Even assuming that the DOT mistakenly failed to report the petitioner's claim in violation of the applicable statute, see RSA 281-A:53, and department of labor rule, see N.H. Admin. Rules, Lab 504.02(d)(3), the DOT is not estopped from raising the four-year filing period. As to the first element of estoppel, the evidence does not compel a finding that the DOT's representation that the petitioner had to be out three days before workers' compensation payments would take over was made with knowledge of its falsity. In fact, the petitioner concedes that the representation was a mistake.

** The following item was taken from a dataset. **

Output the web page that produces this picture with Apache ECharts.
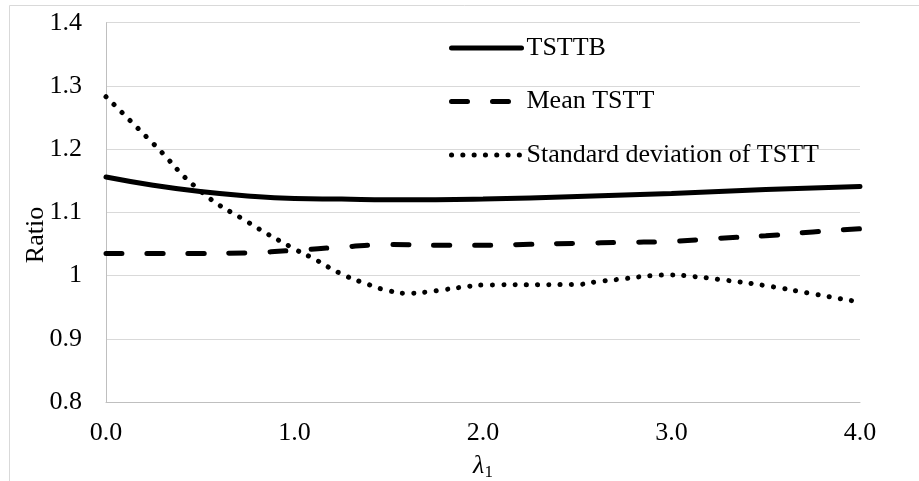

Further, even if the petitioner was ignorant of the truth, as he argues, the evidence does not compel a finding that the DOT intentionally or through culpable negligence induced the petitioner not to file his notice of injury. Lastly, as to the fourth element, requiring that the other party must have been induced to rely upon the representation to his or her injury, there was no testimony offered at the board hearing to indicate that even had the petitioner filed a notice of injury form, that the claim would have been accepted. Nor was there evidence offered that if the claim was denied, that the petitioner would have petitioned the DOL for a hearing in a timely manner. In fact, when the petitioner's 1994 claim was denied, he did not appeal. It is also significant that the petitioner elected in July 1995 to file an application for leave form rather than a notice of injury form. The record reveals his prior knowledge of the difference between the forms. It appears therefore that in July 1995 even the petitioner believed his injury at that time was not work-related.

Accordingly, we conclude that the petition filed in 1997 was untimely and the petitioner's claim for benefits was properly rejected.


BROCK, C.J., and HORTON and BRODERICK, JJ., did not sit; GRAY, J., retired superior court justice, and McHUGH and GROFF, JJ., superior court justices, sat by special assignment under RSA 490:3; all who sat concurred.